DIRECTION -
Exclude the pictures, then repeat the remaining data exactly.

== DATASET CONTENT ==

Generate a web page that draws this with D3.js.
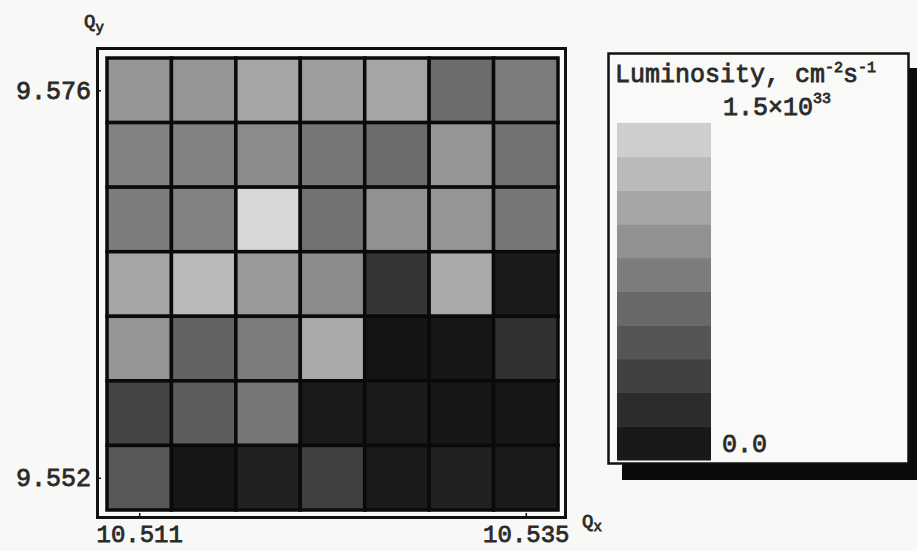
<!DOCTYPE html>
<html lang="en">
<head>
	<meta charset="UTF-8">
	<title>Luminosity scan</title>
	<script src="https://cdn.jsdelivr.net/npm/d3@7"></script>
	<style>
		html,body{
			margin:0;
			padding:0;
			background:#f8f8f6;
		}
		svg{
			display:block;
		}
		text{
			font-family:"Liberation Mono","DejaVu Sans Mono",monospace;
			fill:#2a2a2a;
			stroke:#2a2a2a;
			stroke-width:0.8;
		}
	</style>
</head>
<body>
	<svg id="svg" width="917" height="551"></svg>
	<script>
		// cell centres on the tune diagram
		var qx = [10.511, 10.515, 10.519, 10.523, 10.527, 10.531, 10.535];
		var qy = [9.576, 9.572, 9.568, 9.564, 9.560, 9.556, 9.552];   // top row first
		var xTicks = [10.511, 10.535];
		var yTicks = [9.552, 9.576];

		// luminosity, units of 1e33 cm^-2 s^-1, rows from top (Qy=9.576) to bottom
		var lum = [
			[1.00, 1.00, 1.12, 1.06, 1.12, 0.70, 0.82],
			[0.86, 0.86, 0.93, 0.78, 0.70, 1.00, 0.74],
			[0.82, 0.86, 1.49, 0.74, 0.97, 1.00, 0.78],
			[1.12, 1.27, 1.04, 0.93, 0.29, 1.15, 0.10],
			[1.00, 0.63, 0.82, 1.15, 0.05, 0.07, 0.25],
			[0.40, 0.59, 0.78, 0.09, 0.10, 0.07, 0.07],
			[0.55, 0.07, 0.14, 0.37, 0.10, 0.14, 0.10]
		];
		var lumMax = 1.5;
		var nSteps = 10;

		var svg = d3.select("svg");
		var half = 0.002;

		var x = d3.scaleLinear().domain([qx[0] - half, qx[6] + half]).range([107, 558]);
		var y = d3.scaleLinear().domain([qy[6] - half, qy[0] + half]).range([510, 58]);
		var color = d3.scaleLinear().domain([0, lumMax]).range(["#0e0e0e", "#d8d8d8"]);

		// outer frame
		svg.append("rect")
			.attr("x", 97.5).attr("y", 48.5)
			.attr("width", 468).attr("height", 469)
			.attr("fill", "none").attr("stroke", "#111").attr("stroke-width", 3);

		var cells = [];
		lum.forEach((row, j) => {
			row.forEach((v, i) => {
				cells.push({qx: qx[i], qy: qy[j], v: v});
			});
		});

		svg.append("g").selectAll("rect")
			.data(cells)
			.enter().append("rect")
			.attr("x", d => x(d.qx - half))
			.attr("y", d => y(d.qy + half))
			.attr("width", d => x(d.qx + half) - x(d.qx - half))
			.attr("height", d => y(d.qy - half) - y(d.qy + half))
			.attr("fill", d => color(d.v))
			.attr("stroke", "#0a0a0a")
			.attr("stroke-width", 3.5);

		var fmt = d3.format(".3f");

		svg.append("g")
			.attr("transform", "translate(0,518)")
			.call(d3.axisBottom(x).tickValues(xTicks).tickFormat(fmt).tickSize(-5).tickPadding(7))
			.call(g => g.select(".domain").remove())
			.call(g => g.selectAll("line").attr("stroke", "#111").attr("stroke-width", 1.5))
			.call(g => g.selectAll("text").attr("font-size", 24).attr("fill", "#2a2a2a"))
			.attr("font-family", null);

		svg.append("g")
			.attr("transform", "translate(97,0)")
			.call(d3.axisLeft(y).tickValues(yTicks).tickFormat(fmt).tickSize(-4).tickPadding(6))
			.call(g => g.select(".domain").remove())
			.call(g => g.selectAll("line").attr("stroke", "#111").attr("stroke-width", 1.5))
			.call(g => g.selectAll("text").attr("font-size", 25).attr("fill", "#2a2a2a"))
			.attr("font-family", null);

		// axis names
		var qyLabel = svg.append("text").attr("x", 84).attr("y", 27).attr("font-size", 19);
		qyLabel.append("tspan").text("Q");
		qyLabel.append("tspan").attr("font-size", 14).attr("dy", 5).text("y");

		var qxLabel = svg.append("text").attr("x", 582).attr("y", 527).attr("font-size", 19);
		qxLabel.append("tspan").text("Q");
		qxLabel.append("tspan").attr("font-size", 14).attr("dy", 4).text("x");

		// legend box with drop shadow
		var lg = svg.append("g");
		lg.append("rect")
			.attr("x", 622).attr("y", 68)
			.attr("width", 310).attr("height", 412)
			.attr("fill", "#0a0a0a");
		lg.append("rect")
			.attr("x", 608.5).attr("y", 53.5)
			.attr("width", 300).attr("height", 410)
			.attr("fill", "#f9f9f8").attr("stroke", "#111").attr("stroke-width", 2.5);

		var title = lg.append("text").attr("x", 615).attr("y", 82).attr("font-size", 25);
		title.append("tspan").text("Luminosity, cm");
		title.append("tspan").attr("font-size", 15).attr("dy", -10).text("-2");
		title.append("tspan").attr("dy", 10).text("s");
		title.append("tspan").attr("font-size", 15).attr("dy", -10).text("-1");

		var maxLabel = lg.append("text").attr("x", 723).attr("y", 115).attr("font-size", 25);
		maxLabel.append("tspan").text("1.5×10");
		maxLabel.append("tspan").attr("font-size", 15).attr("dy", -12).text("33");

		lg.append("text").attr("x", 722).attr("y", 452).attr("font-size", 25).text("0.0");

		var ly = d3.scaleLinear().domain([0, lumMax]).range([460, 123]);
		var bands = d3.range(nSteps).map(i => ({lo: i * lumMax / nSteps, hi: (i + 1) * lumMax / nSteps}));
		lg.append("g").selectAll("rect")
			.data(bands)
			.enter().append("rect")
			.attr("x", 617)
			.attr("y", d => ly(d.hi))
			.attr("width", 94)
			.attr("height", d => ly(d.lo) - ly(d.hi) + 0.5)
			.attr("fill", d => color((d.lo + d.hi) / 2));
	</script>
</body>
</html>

===

FULL ANSWER -
Generate a web page that draws this with D3.js.
<!DOCTYPE html>
<html lang="en">
<head>
	<meta charset="UTF-8">
	<title>Luminosity scan</title>
	<script src="https://cdn.jsdelivr.net/npm/d3@7"></script>
	<style>
		html,body{
			margin:0;
			padding:0;
			background:#f8f8f6;
		}
		svg{
			display:block;
		}
		text{
			font-family:"Liberation Mono","DejaVu Sans Mono",monospace;
			fill:#2a2a2a;
			stroke:#2a2a2a;
			stroke-width:0.8;
		}
	</style>
</head>
<body>
	<svg id="svg" width="917" height="551"></svg>
	<script>
		// cell centres on the tune diagram
		var qx = [10.511, 10.515, 10.519, 10.523, 10.527, 10.531, 10.535];
		var qy = [9.576, 9.572, 9.568, 9.564, 9.560, 9.556, 9.552];   // top row first
		var xTicks = [10.511, 10.535];
		var yTicks = [9.552, 9.576];

		// luminosity, units of 1e33 cm^-2 s^-1, rows from top (Qy=9.576) to bottom
		var lum = [
			[1.00, 1.00, 1.12, 1.06, 1.12, 0.70, 0.82],
			[0.86, 0.86, 0.93, 0.78, 0.70, 1.00, 0.74],
			[0.82, 0.86, 1.49, 0.74, 0.97, 1.00, 0.78],
			[1.12, 1.27, 1.04, 0.93, 0.29, 1.15, 0.10],
			[1.00, 0.63, 0.82, 1.15, 0.05, 0.07, 0.25],
			[0.40, 0.59, 0.78, 0.09, 0.10, 0.07, 0.07],
			[0.55, 0.07, 0.14, 0.37, 0.10, 0.14, 0.10]
		];
		var lumMax = 1.5;
		var nSteps = 10;

		var svg = d3.select("svg");
		var half = 0.002;

		var x = d3.scaleLinear().domain([qx[0] - half, qx[6] + half]).range([107, 558]);
		var y = d3.scaleLinear().domain([qy[6] - half, qy[0] + half]).range([510, 58]);
		var color = d3.scaleLinear().domain([0, lumMax]).range(["#0e0e0e", "#d8d8d8"]);

		// outer frame
		svg.append("rect")
			.attr("x", 97.5).attr("y", 48.5)
			.attr("width", 468).attr("height", 469)
			.attr("fill", "none").attr("stroke", "#111").attr("stroke-width", 3);

		var cells = [];
		lum.forEach((row, j) => {
			row.forEach((v, i) => {
				cells.push({qx: qx[i], qy: qy[j], v: v});
			});
		});

		svg.append("g").selectAll("rect")
			.data(cells)
			.enter().append("rect")
			.attr("x", d => x(d.qx - half))
			.attr("y", d => y(d.qy + half))
			.attr("width", d => x(d.qx + half) - x(d.qx - half))
			.attr("height", d => y(d.qy - half) - y(d.qy + half))
			.attr("fill", d => color(d.v))
			.attr("stroke", "#0a0a0a")
			.attr("stroke-width", 3.5);

		var fmt = d3.format(".3f");

		svg.append("g")
			.attr("transform", "translate(0,518)")
			.call(d3.axisBottom(x).tickValues(xTicks).tickFormat(fmt).tickSize(-5).tickPadding(7))
			.call(g => g.select(".domain").remove())
			.call(g => g.selectAll("line").attr("stroke", "#111").attr("stroke-width", 1.5))
			.call(g => g.selectAll("text").attr("font-size", 24).attr("fill", "#2a2a2a"))
			.attr("font-family", null);

		svg.append("g")
			.attr("transform", "translate(97,0)")
			.call(d3.axisLeft(y).tickValues(yTicks).tickFormat(fmt).tickSize(-4).tickPadding(6))
			.call(g => g.select(".domain").remove())
			.call(g => g.selectAll("line").attr("stroke", "#111").attr("stroke-width", 1.5))
			.call(g => g.selectAll("text").attr("font-size", 25).attr("fill", "#2a2a2a"))
			.attr("font-family", null);

		// axis names
		var qyLabel = svg.append("text").attr("x", 84).attr("y", 27).attr("font-size", 19);
		qyLabel.append("tspan").text("Q");
		qyLabel.append("tspan").attr("font-size", 14).attr("dy", 5).text("y");

		var qxLabel = svg.append("text").attr("x", 582).attr("y", 527).attr("font-size", 19);
		qxLabel.append("tspan").text("Q");
		qxLabel.append("tspan").attr("font-size", 14).attr("dy", 4).text("x");

		// legend box with drop shadow
		var lg = svg.append("g");
		lg.append("rect")
			.attr("x", 622).attr("y", 68)
			.attr("width", 310).attr("height", 412)
			.attr("fill", "#0a0a0a");
		lg.append("rect")
			.attr("x", 608.5).attr("y", 53.5)
			.attr("width", 300).attr("height", 410)
			.attr("fill", "#f9f9f8").attr("stroke", "#111").attr("stroke-width", 2.5);

		var title = lg.append("text").attr("x", 615).attr("y", 82).attr("font-size", 25);
		title.append("tspan").text("Luminosity, cm");
		title.append("tspan").attr("font-size", 15).attr("dy", -10).text("-2");
		title.append("tspan").attr("dy", 10).text("s");
		title.append("tspan").attr("font-size", 15).attr("dy", -10).text("-1");

		var maxLabel = lg.append("text").attr("x", 723).attr("y", 115).attr("font-size", 25);
		maxLabel.append("tspan").text("1.5×10");
		maxLabel.append("tspan").attr("font-size", 15).attr("dy", -12).text("33");

		lg.append("text").attr("x", 722).attr("y", 452).attr("font-size", 25).text("0.0");

		var ly = d3.scaleLinear().domain([0, lumMax]).range([460, 123]);
		var bands = d3.range(nSteps).map(i => ({lo: i * lumMax / nSteps, hi: (i + 1) * lumMax / nSteps}));
		lg.append("g").selectAll("rect")
			.data(bands)
			.enter().append("rect")
			.attr("x", 617)
			.attr("y", d => ly(d.hi))
			.attr("width", 94)
			.attr("height", d => ly(d.lo) - ly(d.hi) + 0.5)
			.attr("fill", d => color((d.lo + d.hi) / 2));
	</script>
</body>
</html>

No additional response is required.